Have a great day Kurt, also have a Happy birthday while you are at it.


----------



## Shark (Mar 11, 2019)

Happy Birthday!


----------



## UncleBenBen (Mar 11, 2019)

Have a great birthday. I hope you can manage to blow out all those candles! :shock: :lol:


----------



## denim (Mar 11, 2019)

Hope you had a great year and may the next year be even better.


----------



## artart47 (Mar 11, 2019)

Hey Kurt!
Hope you have a great birthday. Enjoying your new place, I hope.
Art.


----------



## Platdigger (Mar 11, 2019)

Happy Birthday Kurt! Hope you are enjoying the snow....


----------



## nickvc (Mar 12, 2019)

Happy birthday Kurt.


----------



## kurtak (Mar 12, 2019)

Hi guys

Just want to say thanks for the happy birthday wishes - but to be honest on Saturday I got a flu bug & though I was no longer throwing up yesterday I was still feeling crappy & still feeling crappy today so took yesterday off work & the same today

Since my move from Wisconsin to Oregon other then running my silver cell to refine the 1,500 ozt sterling I have in my stash refining has been put on the back burner

I did bring much of my lab gear (at least everything I need to set up again) including all the chems I need, my two furnaces, crucibles, blowers for both chem fume hood & smelting/welding hood, scrubber, cement mixer (ball mill) & concentration table ect.

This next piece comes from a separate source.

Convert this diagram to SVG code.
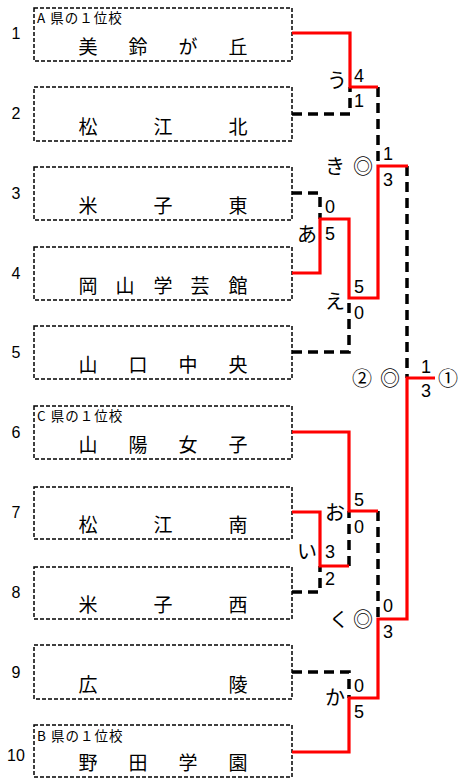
<svg xmlns="http://www.w3.org/2000/svg" width="461" height="778" viewBox="0 0 461 778">
<style>
.box{fill:#fff;stroke:#000;stroke-width:1.5;stroke-dasharray:4 2}
.num{font-family:"Liberation Sans",Arial,sans-serif;font-size:16px;fill:#000;text-anchor:middle}
.name{font-family:"Noto Sans CJK JP","Noto Sans CJK SC",sans-serif;font-size:19px;fill:#000;text-anchor:middle}
.lab{font-family:"Noto Sans CJK JP","Noto Sans CJK SC",sans-serif;font-size:13.5px;letter-spacing:1px;fill:#000}
.sc{font-family:"Liberation Sans",Arial,sans-serif;font-size:18px;fill:#000}
.kana{font-family:"Noto Sans CJK JP","Noto Sans CJK SC",sans-serif;font-size:20px;fill:#000;text-anchor:middle}
.win{fill:none;stroke:#ff0000;stroke-width:3.2}
.lose{fill:none;stroke:#000;stroke-width:3.5;stroke-dasharray:10 6}
</style>
<rect width="461" height="778" fill="#fff"/>

<g id="team1">
<rect class="box" x="34" y="8" width="258" height="53"/>
<text class="num" x="16" y="39">1</text>
<text class="lab" x="37" y="23">A 県の１位校</text>
<text class="name" x="88 138 188 238" y="54">美鈴が丘</text>
</g>
<g id="team2">
<rect class="box" x="34" y="87" width="258" height="54"/>
<text class="num" x="16" y="119">2</text>
<text class="name" x="88 163 238" y="134">松江北</text>
</g>
<g id="team3">
<rect class="box" x="34" y="167" width="258" height="53"/>
<text class="num" x="16" y="199">3</text>
<text class="name" x="88 163 238" y="213">米子東</text>
</g>
<g id="team4">
<rect class="box" x="34" y="247" width="258" height="53"/>
<text class="num" x="16" y="279">4</text>
<text class="name" x="88 125 163 200 238" y="293">岡山学芸館</text>
</g>
<g id="team5">
<rect class="box" x="34" y="326" width="258" height="53"/>
<text class="num" x="16" y="358">5</text>
<text class="name" x="88 138 188 238" y="372">山口中央</text>
</g>
<g id="team6">
<rect class="box" x="34" y="406" width="258" height="53"/>
<text class="num" x="16" y="438">6</text>
<text class="lab" x="37" y="421">C 県の１位校</text>
<text class="name" x="88 138 188 238" y="452">山陽女子</text>
</g>
<g id="team7">
<rect class="box" x="34" y="487" width="258" height="52"/>
<text class="num" x="16" y="518">7</text>
<text class="name" x="88 163 238" y="532">松江南</text>
</g>
<g id="team8">
<rect class="box" x="34" y="567" width="258" height="52"/>
<text class="num" x="16" y="598">8</text>
<text class="name" x="88 163 238" y="612">米子西</text>
</g>
<g id="team9">
<rect class="box" x="34" y="645" width="258" height="54"/>
<text class="num" x="16" y="678">9</text>
<text class="name" x="88 238" y="692">広陵</text>
</g>
<g id="team10">
<rect class="box" x="34" y="725" width="258" height="52"/>
<text class="num" x="16" y="761">10</text>
<text class="lab" x="37" y="741">B 県の１位校</text>
<text class="name" x="88 138 188 238" y="770">野田学園</text>
</g>

<g id="connectors">
<path class="lose" d="M292 114H350V87"/>
<path class="lose" d="M378 87V166"/>
<path class="lose" d="M292 193H320V219"/>
<path class="lose" d="M292 352H349V298"/>
<path class="lose" d="M407 166V378"/>
<path class="lose" d="M292 592H320V566"/>
<path class="lose" d="M349 566V511"/>
<path class="lose" d="M378 511V619"/>
<path class="lose" d="M292 672H349V698"/>
<path class="win" d="M292 33H350V87H378"/>
<path class="win" d="M292 273H320V219H349V298H378V166H408"/>
<path class="win" d="M292 432H349V511H378"/>
<path class="win" d="M292 512H320V566H349"/>
<path class="win" d="M292 752H349V698H378V619H407V378H435"/>
</g>

<g id="labels">
<text class="sc" x="354" y="82">4</text>
<text class="sc" x="354" y="107">1</text>
<text class="kana" x="337" y="88">う</text>

<text class="sc" x="383" y="160">1</text>
<text class="sc" x="383" y="186">3</text>
<text class="kana" x="335" y="174">き</text>
<text class="kana" x="363" y="174">◎</text>

<text class="sc" x="325" y="213">0</text>
<text class="sc" x="325" y="240">5</text>
<text class="kana" x="307" y="242">あ</text>

<text class="sc" x="354" y="293">5</text>
<text class="sc" x="354" y="319">0</text>
<text class="kana" x="335" y="309">え</text>

<text class="sc" x="426" y="373" text-anchor="middle">1</text>
<text class="sc" x="426" y="397" text-anchor="middle">3</text>
<text class="kana" x="362" y="386">②</text>
<text class="kana" x="390" y="386">◎</text>
<text class="kana" x="448" y="386">①</text>

<text class="sc" x="354" y="506">5</text>
<text class="sc" x="354" y="533">0</text>
<text class="kana" x="335" y="520">お</text>

<text class="sc" x="325" y="558">3</text>
<text class="sc" x="325" y="585">2</text>
<text class="kana" x="307" y="559">い</text>

<text class="sc" x="383" y="612">0</text>
<text class="sc" x="383" y="638">3</text>
<text class="kana" x="339" y="627">く</text>
<text class="kana" x="363" y="627">◎</text>

<text class="sc" x="354" y="692">0</text>
<text class="sc" x="354" y="718">5</text>
<text class="kana" x="335" y="705">か</text>
</g>
</svg>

I also brought a small (ten foot long) covered trailer of high grade material with me - High chip population telcom boards, ram, hard drive boards, "high" grade cards etc. as well as a "bunch" of contact points & have managed to pick up some run of the mill scrap in my time here including about 30 pounds of IC chip (which I bought from a member that I have been doing business with for a few years now)

I live in town now (house with a "small" out building shop) so not really the place to set up on any scale other then running my silver cell & "small" batch gold refining (with fume hood & scrubber of course) however I have got to know a guy that has a place out of town that is willing to let me set up my smelting operation (he is a "very" well respected & established member of the community) - so I hope to get set up again once the weather gets better - but it will likely be on a much smaller hobby level compared to what I had in Wisconsin & that's because I now have a regular day job now

My day job - I work for a company called Iron Triangle - Russ the owner of the Iron Triangle is the largest employer in the area (over a hundred employees) & his primary business is logging but he also owns several "large" ranches (thousands of acers) and then a few years ago he also started a small construction crew buying old run down properties - remodeling them & turning them into "very" nice rental properties


one of those properties was a two building 11 apartment (between the 2 buildings) that was more or less a drug hang out - last year when I went to work for him they were putting the finish touches on the last two apartments in the first 5 apartment building so I helped finish that & then we went to work on the second building (6 apartments) which we tore down to the foundation - the foundation was in "bad" shape so we had to do A LOT of work to it so we could even rebuild on it - here are some pics of that project from a couple months ago - it is now closed in with roof & siding on, doors & windows in, electric & plumbing roughed in, dry wall hung & we are now starting on finish work --- we also got floor joist laid down for two more of the apartments before weather stopped building up on that (we sometimes get pulled off this job to work on other projects & we are only a 4 man crew)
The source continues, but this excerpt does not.